Audit firm KPMG had claimed that the revenue assurance contract between Strategic Mobilisation Limited (SML) and the Ghana Revenue Authority (GRA) did not receive parliamentary approval as provided for in section 33 of the Public Financial Management Act. But Mr Adusei-Poku has countered such a conclusion contained in the report.

Lawyer Oheneba Adusei-Poku cited a number of companies that have gone through the same process without ratification from parliament after they signed deals with the government. To this end, he wondered why the issue of SML is different.

“This position is again emphasized in sections 21 and 22 of the Public Financial
management Act 2016, Act 921 which deals with the preparation of the Annual Budget by the Finance Minister in “consultation with the relevant stakeholders. ” which include the GRA. Section 22 then provides that the said Annual Budget is then submitted to Parliament for approval and then the Appropriation bill is also passed. Section 25 (7) of the Public Financial Management Act, 2016 (Act 921) provides that subject to parliamentary approval granted under section 21, the Minister shall grant clearance before a covered entity signs a multi-year contract.
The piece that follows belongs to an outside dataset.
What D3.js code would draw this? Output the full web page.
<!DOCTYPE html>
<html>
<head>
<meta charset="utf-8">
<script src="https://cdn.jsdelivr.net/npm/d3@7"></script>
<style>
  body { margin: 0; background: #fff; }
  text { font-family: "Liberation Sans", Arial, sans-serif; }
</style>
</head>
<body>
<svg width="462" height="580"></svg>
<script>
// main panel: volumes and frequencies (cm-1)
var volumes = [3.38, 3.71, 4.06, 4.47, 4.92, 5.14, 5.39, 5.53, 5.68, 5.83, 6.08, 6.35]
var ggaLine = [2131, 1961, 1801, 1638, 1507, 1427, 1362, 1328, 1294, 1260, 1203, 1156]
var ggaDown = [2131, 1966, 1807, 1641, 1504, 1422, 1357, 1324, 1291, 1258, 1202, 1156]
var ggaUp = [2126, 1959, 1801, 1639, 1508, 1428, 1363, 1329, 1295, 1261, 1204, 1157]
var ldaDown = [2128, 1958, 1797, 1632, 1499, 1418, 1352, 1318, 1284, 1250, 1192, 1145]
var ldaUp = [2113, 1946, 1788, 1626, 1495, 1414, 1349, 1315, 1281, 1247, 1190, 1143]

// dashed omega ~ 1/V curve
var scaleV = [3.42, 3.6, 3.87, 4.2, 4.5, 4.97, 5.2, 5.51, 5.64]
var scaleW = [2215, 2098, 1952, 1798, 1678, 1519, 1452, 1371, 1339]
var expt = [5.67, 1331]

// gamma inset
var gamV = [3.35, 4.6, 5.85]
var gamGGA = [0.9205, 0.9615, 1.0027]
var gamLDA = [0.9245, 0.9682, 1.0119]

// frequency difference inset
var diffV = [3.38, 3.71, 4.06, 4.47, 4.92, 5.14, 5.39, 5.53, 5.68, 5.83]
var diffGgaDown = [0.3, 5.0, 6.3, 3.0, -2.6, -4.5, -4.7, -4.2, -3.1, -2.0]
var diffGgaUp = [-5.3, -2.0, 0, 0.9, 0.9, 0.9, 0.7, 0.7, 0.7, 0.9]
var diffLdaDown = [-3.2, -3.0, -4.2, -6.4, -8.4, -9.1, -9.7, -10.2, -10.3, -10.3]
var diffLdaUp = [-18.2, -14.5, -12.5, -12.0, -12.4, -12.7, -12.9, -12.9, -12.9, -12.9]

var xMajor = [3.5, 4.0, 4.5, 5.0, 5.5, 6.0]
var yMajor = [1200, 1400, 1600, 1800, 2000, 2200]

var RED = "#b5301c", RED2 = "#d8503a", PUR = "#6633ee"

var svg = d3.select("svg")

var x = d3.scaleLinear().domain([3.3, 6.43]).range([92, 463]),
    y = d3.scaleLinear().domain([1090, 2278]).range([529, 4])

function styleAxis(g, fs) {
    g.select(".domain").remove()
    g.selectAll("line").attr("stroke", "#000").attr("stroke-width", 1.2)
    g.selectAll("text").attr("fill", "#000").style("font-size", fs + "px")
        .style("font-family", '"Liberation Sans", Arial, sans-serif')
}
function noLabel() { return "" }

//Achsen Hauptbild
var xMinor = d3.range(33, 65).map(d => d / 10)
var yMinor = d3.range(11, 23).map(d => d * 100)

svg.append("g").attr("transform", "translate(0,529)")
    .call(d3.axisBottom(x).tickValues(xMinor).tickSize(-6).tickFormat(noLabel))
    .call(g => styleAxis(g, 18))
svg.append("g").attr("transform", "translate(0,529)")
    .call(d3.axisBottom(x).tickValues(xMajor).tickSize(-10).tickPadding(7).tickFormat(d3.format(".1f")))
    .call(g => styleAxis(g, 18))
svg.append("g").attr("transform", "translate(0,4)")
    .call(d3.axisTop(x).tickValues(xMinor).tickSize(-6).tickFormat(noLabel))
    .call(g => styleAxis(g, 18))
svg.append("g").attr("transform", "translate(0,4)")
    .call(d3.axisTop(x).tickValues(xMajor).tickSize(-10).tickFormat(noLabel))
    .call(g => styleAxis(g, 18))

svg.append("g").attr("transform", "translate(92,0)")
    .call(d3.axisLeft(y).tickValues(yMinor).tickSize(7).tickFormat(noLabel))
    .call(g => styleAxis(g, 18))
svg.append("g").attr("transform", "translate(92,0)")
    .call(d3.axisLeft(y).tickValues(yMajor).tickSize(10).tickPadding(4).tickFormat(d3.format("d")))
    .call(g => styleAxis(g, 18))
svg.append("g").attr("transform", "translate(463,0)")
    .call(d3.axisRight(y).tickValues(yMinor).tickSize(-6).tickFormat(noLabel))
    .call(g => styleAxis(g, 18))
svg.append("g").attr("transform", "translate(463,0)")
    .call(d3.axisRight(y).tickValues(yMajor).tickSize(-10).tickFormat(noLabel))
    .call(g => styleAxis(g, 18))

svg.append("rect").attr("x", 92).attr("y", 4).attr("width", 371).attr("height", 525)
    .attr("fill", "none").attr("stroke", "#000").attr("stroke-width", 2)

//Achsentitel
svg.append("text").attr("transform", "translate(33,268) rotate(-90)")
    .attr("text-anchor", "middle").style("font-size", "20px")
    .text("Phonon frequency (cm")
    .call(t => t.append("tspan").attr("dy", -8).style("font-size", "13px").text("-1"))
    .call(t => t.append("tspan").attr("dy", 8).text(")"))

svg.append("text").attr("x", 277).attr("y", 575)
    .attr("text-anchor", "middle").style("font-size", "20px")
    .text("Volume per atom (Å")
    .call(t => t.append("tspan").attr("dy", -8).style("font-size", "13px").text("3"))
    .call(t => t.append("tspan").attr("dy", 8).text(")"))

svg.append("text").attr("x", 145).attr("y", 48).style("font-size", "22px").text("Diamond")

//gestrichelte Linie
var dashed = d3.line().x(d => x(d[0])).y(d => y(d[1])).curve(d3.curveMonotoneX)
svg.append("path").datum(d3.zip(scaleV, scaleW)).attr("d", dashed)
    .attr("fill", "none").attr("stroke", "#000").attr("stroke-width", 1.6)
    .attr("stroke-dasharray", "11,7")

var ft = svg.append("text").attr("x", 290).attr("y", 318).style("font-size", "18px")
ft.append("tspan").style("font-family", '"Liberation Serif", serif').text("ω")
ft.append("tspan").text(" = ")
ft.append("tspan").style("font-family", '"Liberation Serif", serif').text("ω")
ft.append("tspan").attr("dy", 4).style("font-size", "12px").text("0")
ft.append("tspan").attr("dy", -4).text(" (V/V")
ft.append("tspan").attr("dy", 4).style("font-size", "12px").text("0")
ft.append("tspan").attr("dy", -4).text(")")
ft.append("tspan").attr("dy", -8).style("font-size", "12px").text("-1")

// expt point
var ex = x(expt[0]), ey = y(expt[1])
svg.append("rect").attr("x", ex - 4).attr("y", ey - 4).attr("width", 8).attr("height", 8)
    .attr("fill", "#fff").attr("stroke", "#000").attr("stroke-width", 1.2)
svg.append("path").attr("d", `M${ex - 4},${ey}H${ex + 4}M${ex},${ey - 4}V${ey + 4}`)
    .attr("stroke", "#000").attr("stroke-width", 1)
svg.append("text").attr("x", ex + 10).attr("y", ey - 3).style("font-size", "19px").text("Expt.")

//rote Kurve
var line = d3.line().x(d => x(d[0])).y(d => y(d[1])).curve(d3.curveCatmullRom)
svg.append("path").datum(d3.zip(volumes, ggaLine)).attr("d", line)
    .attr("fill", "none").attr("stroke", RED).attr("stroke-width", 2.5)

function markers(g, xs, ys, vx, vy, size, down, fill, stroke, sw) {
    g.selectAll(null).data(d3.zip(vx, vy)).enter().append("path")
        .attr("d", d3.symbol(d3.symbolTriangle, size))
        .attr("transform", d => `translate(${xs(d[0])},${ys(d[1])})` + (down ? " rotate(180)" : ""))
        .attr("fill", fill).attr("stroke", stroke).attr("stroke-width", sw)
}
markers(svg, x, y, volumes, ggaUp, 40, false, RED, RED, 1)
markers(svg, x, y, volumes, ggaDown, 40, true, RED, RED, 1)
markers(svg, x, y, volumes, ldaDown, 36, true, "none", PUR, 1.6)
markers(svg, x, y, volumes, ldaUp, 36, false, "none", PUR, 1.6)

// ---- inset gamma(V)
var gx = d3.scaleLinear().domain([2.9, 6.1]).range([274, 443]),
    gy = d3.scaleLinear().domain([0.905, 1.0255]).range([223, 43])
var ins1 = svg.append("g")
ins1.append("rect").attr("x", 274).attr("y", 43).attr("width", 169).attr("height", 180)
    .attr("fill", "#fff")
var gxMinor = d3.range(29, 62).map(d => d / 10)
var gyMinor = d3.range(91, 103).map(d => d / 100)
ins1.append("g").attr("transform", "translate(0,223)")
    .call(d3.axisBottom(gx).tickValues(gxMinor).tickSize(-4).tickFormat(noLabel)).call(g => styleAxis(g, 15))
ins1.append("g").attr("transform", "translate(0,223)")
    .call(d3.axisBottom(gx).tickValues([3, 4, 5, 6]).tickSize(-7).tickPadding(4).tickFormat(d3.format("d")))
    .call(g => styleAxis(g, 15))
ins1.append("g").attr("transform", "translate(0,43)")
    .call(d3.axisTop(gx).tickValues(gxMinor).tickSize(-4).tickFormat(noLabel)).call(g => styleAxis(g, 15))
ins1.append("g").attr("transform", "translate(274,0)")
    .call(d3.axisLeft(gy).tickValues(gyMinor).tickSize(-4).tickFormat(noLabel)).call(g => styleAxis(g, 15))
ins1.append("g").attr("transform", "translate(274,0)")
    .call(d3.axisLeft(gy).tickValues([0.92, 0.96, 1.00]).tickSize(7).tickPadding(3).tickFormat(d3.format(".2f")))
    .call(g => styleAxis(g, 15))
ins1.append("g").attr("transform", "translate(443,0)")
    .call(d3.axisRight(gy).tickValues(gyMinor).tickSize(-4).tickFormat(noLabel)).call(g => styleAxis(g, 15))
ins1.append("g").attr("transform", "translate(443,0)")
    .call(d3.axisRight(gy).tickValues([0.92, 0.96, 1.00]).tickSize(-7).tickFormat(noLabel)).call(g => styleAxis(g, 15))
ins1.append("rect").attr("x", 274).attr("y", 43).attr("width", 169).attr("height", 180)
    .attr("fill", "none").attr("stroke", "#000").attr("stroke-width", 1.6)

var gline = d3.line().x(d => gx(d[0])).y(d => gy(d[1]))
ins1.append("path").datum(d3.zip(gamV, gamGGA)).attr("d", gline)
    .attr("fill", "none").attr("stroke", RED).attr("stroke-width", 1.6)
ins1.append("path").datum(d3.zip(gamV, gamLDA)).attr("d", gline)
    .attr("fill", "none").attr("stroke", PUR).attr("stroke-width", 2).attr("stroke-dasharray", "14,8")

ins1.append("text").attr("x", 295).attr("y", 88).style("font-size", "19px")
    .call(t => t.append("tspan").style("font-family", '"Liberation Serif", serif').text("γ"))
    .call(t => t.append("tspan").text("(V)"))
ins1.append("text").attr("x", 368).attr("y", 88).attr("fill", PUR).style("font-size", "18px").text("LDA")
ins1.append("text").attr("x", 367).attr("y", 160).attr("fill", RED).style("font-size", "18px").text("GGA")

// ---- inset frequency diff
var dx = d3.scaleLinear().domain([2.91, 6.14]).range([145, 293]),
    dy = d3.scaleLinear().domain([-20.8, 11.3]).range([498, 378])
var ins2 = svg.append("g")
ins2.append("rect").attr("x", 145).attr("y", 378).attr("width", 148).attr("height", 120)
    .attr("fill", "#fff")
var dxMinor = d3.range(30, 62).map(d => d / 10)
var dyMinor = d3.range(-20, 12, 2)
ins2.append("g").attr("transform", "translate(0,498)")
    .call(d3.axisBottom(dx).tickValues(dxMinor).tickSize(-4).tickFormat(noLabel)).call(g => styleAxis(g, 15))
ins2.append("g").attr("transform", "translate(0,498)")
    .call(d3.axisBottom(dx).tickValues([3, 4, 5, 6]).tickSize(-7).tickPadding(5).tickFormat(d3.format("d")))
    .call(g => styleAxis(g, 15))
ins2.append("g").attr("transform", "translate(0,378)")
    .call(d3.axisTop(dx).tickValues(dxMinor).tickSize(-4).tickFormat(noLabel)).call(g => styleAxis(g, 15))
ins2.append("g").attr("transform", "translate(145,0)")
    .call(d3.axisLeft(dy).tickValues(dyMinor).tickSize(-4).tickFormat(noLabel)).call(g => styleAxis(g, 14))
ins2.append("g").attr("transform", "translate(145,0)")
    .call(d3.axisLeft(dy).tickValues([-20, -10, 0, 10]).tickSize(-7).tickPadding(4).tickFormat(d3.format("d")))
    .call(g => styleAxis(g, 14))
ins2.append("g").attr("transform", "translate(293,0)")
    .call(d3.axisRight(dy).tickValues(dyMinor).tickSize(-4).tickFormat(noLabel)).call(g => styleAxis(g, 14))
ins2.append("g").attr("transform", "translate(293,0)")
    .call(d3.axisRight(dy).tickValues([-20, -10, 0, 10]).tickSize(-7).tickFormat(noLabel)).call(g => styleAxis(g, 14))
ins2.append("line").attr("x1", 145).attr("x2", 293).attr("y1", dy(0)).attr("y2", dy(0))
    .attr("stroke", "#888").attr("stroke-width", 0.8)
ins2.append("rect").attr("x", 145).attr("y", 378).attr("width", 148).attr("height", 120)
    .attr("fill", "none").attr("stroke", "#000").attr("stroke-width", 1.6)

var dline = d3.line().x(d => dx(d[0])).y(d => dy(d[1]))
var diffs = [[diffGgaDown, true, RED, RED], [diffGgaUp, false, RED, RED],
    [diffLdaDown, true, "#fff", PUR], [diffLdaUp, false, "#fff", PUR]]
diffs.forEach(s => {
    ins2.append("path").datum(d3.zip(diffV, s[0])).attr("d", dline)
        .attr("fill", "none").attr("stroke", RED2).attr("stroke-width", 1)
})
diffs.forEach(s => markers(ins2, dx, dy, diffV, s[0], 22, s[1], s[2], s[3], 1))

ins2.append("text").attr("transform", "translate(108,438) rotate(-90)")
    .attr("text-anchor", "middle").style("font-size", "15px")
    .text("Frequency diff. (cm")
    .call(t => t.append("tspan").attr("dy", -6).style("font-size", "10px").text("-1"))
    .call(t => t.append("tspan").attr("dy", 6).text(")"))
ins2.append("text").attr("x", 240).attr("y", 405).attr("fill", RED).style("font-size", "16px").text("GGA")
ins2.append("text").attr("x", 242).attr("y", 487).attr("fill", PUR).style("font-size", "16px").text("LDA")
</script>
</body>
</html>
The import of this provision is to reiterate the conclusive presumption that the estimated expenditure commitment of every covered entity has been provided for in the approved Annual Budget which should include expenditure commitments for multi-year contracts, like the SML contract.

It must be noted that the main object of Act 921 is to regulate the financial management of the public sector within a macroeconomic and fiscal framework.

Therefore, any contention that a covered entity can spend or commit public funds by way of the purchase of goods or services outside its Approved Budget will not only defeat the objectives of Act 921 but will also be absurd.

It is for this reason that Section 33 of the Public Financial Management Act, 2016 (Act 921) also provides as follows:

(1) A covered entity shall not enter into any agreement with a financial commitment that binds the Government for more than one financial year or that results in a contingent liability except where the financial commitment or the contingent liability,” he explained.

Following a publication by the Fourth Estate to the effect, mainly, that SML was being paid for work already being done by other companies, the President ordered an audit into the contract.

KPMG, as part of its findings, noted that the contract received no parliamentary approval as mandated by law.

But lawyer Adusei-Poku has quoting extensively from Ghana’s laws on the matter painstakingly pointed out that KPMG’s position was inaccurate.

He also argued that the state has not in anyway lost money in the whole transaction, adding that it is only when revenue is generated as a result of the blockage of loopholes SML is paid.